Normally I would suggest using StAX, but it is unclear to me how 'stateful' your real XML is. If simple, then use SAX for ultimate performance, if not-so-simple, use StAX. So you need to
read bytes from disk
convert them to characters
parse the XML
determine whether to keep XML or throw away (skip out subtree)
write XML
convert characters to bytes
write to disk
Now, it might seem like steps 3-5 are the most resource-intensive, but I would rate them as
Most: 1 + 7
Middle: 2 + 6
Least: 3 + 4 + 5
As operations 1 and 7 are kind of seperate of the rest, you should do them in an async way, at least creating multiple small files is best done in n other threads, if you are familiar with multi-threading. For increased performance, you might also look into the new IO stuff in Java.

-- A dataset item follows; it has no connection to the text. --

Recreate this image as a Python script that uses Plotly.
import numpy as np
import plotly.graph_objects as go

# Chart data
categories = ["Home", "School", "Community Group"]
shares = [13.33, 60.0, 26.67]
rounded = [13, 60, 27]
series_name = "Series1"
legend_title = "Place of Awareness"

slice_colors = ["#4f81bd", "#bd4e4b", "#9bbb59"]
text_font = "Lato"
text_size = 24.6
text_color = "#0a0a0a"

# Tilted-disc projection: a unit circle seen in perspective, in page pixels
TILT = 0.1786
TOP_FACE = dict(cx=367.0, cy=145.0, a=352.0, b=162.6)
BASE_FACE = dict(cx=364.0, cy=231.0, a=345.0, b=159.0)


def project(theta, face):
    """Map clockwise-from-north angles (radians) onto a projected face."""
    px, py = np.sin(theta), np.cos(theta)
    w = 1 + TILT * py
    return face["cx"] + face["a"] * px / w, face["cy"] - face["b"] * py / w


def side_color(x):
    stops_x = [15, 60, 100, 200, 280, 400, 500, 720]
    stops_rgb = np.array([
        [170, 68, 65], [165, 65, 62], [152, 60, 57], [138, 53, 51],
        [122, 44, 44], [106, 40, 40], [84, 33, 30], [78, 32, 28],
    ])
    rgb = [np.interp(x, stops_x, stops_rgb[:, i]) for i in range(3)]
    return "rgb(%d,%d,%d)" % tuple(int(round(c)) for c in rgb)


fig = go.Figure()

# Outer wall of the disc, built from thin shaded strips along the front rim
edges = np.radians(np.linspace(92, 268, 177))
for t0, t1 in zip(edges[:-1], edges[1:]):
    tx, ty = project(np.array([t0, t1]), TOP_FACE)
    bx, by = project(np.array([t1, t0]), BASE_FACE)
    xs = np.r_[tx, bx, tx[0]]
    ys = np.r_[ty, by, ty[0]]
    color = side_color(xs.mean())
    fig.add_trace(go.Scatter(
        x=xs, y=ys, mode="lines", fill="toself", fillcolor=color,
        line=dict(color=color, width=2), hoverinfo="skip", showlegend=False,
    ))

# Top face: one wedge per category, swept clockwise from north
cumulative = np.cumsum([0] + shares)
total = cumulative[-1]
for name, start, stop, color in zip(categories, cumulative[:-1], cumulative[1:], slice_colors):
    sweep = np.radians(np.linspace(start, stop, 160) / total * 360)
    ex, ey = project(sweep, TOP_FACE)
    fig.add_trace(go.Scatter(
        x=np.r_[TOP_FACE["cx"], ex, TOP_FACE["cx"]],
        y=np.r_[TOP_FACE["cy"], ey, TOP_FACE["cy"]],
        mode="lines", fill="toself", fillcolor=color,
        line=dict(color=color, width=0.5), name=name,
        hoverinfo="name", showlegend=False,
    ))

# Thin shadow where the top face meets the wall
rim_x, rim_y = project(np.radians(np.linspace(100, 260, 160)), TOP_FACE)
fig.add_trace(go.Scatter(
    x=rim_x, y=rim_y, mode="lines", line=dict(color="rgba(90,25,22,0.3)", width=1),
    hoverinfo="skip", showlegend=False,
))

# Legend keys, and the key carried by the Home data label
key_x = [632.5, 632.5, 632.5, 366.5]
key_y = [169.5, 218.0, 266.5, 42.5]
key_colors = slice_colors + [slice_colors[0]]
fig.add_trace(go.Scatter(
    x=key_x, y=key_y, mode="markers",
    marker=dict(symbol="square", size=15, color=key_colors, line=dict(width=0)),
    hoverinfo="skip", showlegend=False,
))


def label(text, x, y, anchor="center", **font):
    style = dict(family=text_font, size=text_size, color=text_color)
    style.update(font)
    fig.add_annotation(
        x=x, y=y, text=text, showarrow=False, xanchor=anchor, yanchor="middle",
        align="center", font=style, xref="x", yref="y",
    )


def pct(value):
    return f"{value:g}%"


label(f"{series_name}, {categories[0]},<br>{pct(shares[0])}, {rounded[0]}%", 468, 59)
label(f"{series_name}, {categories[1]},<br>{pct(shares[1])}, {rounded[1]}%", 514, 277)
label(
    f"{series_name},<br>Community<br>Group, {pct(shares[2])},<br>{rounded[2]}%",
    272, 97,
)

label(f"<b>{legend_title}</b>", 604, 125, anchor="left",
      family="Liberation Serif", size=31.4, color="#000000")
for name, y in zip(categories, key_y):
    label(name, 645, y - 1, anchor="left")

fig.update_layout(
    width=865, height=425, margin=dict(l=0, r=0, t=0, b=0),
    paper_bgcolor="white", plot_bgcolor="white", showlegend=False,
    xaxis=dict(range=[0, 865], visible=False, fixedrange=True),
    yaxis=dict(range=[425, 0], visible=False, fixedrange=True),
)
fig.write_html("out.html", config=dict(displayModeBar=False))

Now for steps 2 + 3 and 5 + 6 you can go a long way with FasterXML, it really does a lot of the stuff you are looking for, like triggering JVM hot-spot attention in the right places; might even support async reading/writing looking through the code quickly.

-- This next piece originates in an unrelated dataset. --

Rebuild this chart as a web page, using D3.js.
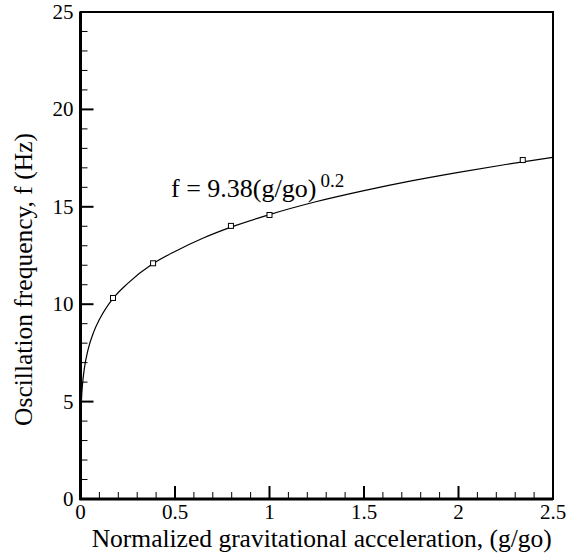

So then we are left with step 5, and depending on your logic, you should either
a. make an object binding, then decide how what to do
b. write XML anyways, hoping for the best, and then throw it away if no 'staff' element is present.
Whatever you do, object reuse is sensible. Note that both alternatives (obisously) requires the same amount of parsing (skip out of subtree ASAP), and for alternative b, that a little extra XML is actually not so bad performancewise, ideally make sure your char buffers are > one unit.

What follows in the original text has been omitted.